Le Journal de Quebec - Weekend
AMBIGUÏTÉ ET TRANSCENDANCE
Never Look Away
Un film de Florian Henckel von Donnersmarck Avec Tom Schilling, Sebastian Koch et Paula Beer
Avec sa fresque historique et romantique Never Look Away, Florian Henckel von Donnersmarck s’interroge sur l’art, les traumatismes de l’enfance, l’amour et les liens existant entre des individus de prime abord étrangers.
S’inspirant très librement de la vie du peintre allemand Gerhard Richter – qui s’est d’ailleurs insurgé contre l’inexactitude du long métrage – Never Look Away s’ouvre en 1937, dans l’Allemagne nazie, alors qu’Elizabeth (Saskia Rosendahl) emmène son jeune neveu Kurt (Cai Cohrs) à une exposition sur les artistes « dégénérés ». Mais Elizabeth, psychologiquement instable en cette ère de conformisme idéologique, doit être stérilisée et tuée, tout cela sur les ordres du professeur Carl Seeband (Sebastian Koch, impeccable en personnage ambigu qu’on ne parvient jamais à mépriser complètement).
Adolescent puis adulte, Kurt (Tom Schilling) est peintre.

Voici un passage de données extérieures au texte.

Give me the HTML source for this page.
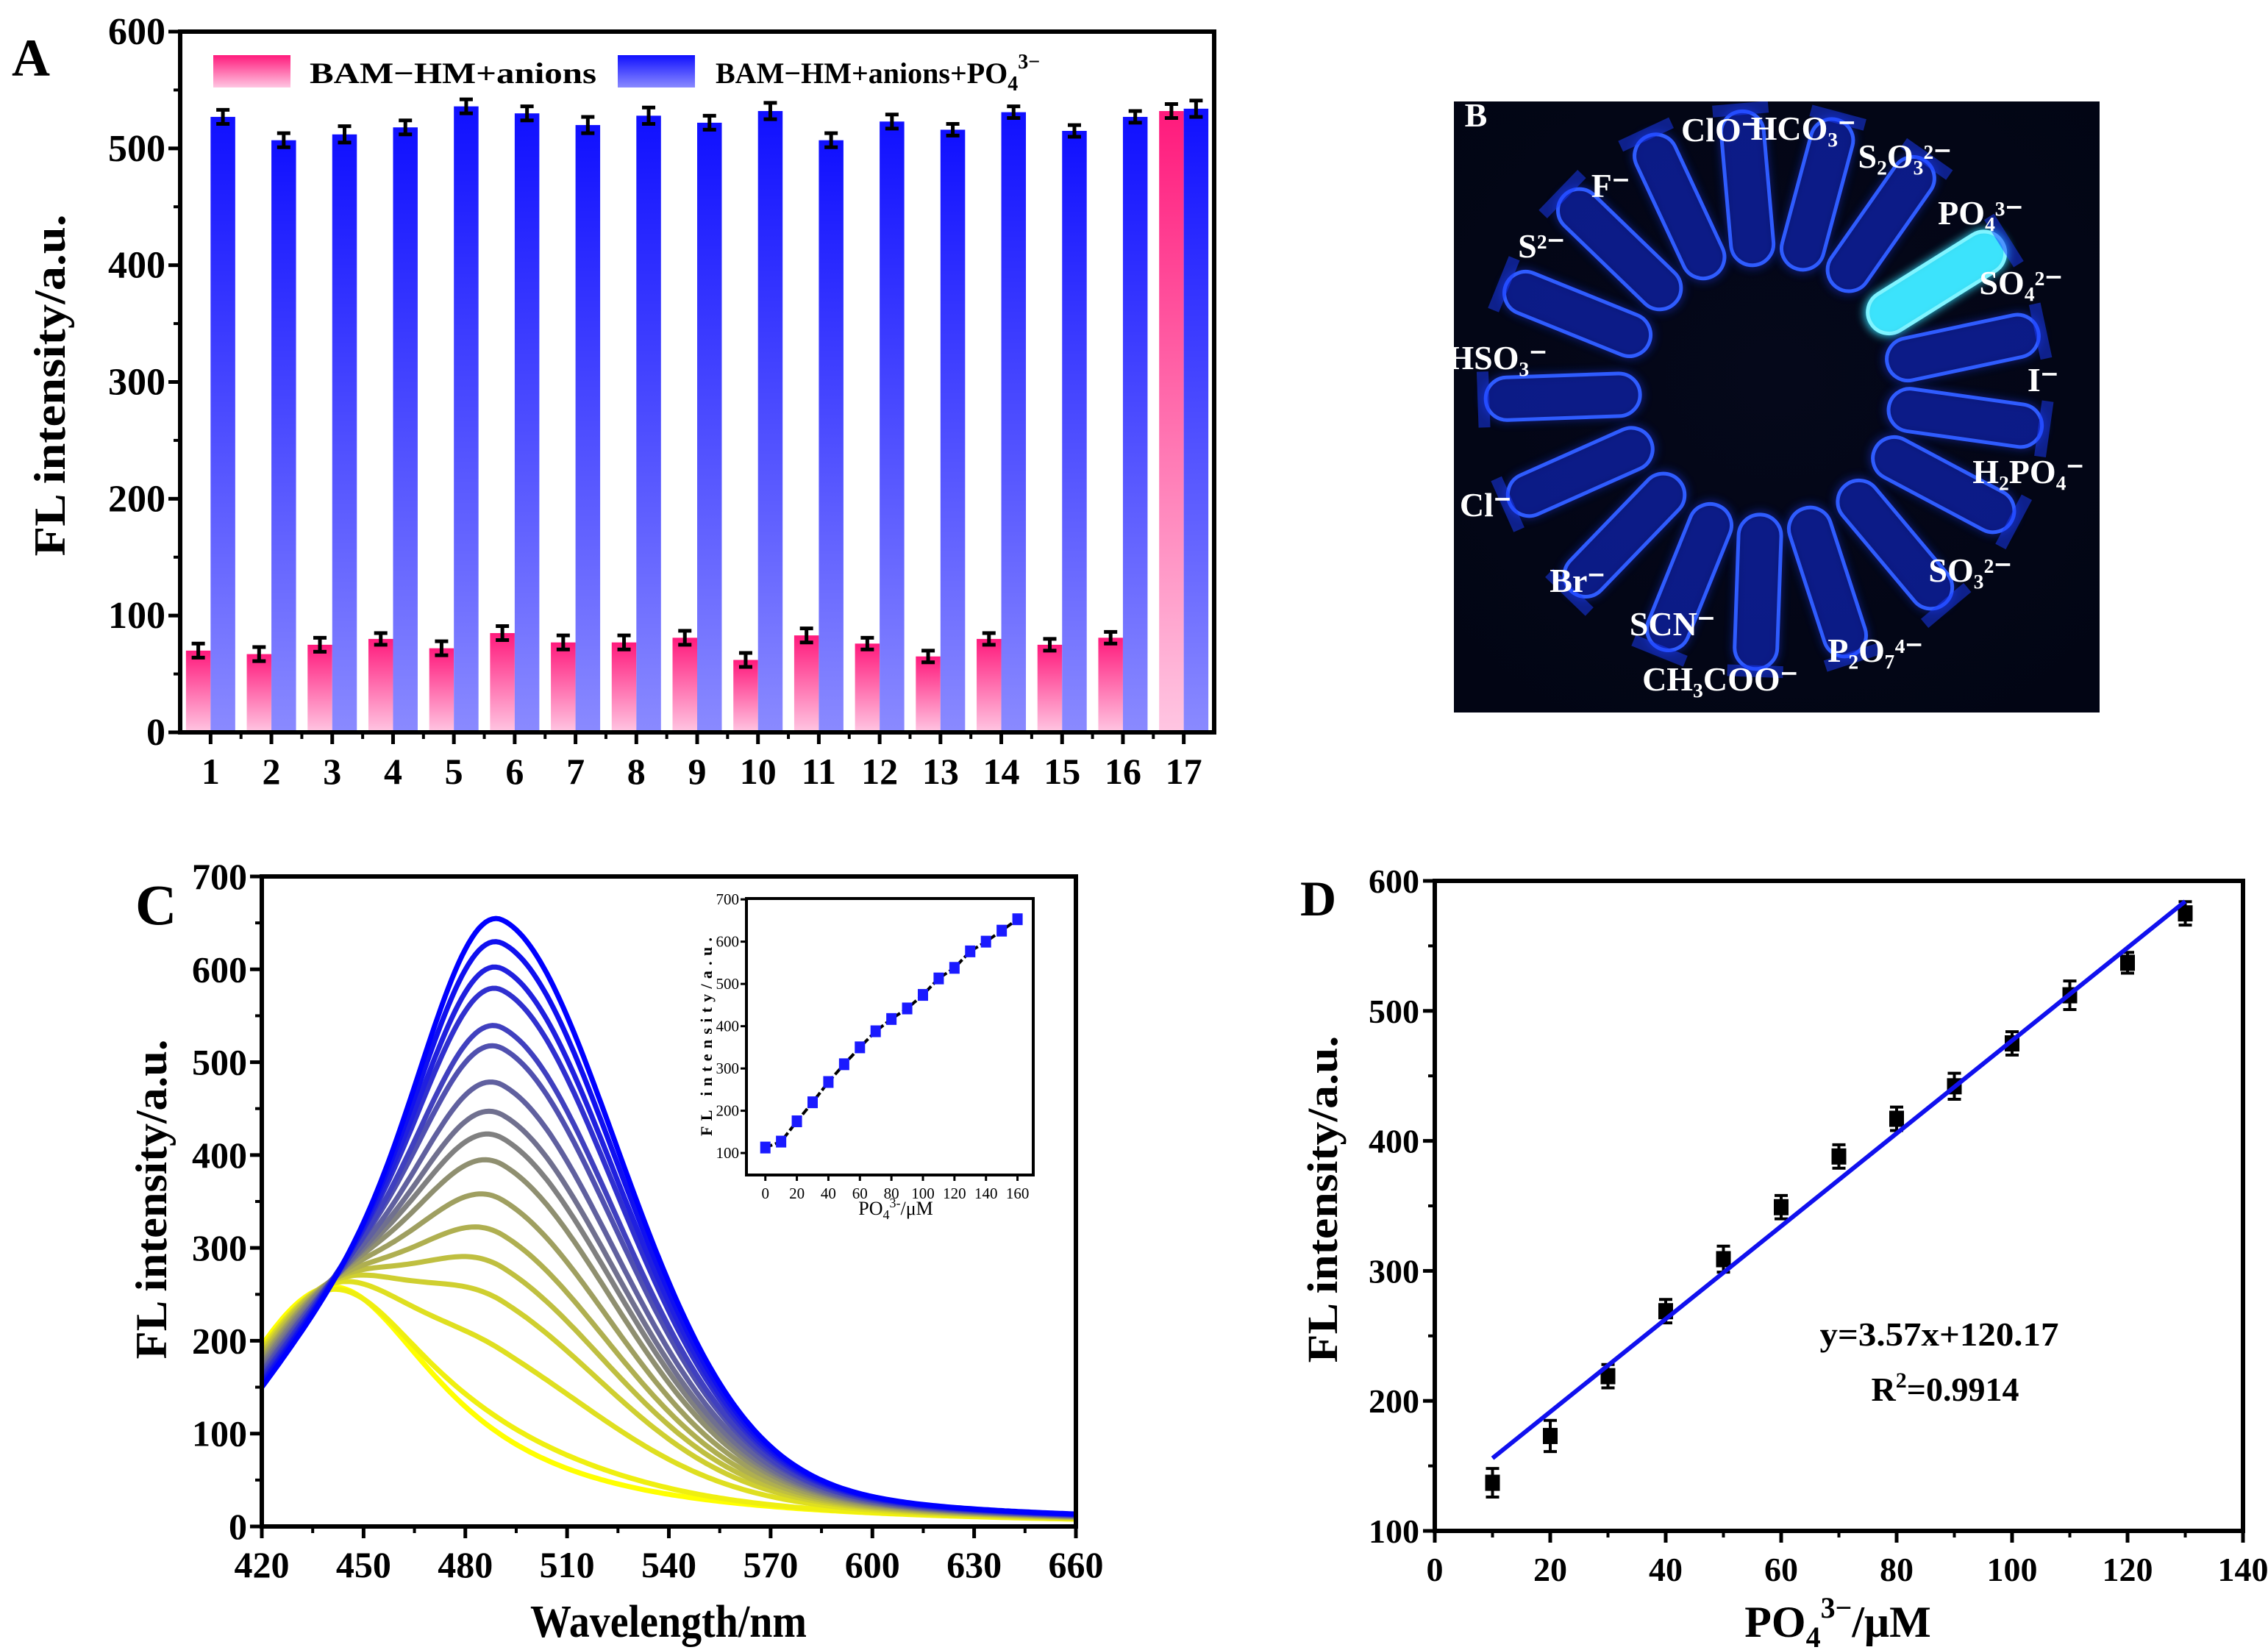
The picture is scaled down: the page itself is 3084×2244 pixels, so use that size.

Sous domination soviétique, l’Allemagne de l’Est impose à tous ses artistes ce fameux « réalisme socialiste », exaltant les vertus prolétariennes. Kurt s’y soumet. Sa rencontre avec Ellie (Paula Beer), qui devient sa femme, le poussera à passer à l’ouest où il trouvera sa voix. VASTE RÉFLEXION
Il serait réducteur de ne voir dans cet immense Never Look Away (littéralement « Ne détourne jamais le regard ») qu’un procès du nazisme, qu’un parallèle entre les idéologies totalitaires, qu’un bridage de l’expression artistique sous toutes ses formes. La réflexion offerte dans ce film-fleuve de 188 minutes dépasse la politique, le social et l’historique. De plus, l’amour de Kurt et Ellie n’est pas la voie de la rédemption et de la paix.
C’est dans ces fils invisibles qui relient des individus entre eux que se trouve la clé de cette oeuvre superbe et forte, nommée aux Oscars dans la catégorie du meilleur film en langue étrangère et celle de la meilleure direction photo. Tout est interconnecté, tout dépend de tout. « Je comprends tout! Le code du monde! Je n’ai plus à avoir peur », s’exclame à ce sujet Kurt, lancé à la recherche de sa vérité.
On pourrait reprocher au cinéaste Florian Henckel von Donnersmarck de ne pas avoir su abréger son scénario, mais ce serait oublier les nécessaires explications, le cheminement réflexif qui permet de transcender la souffrance pour ne plus voir que la beauté.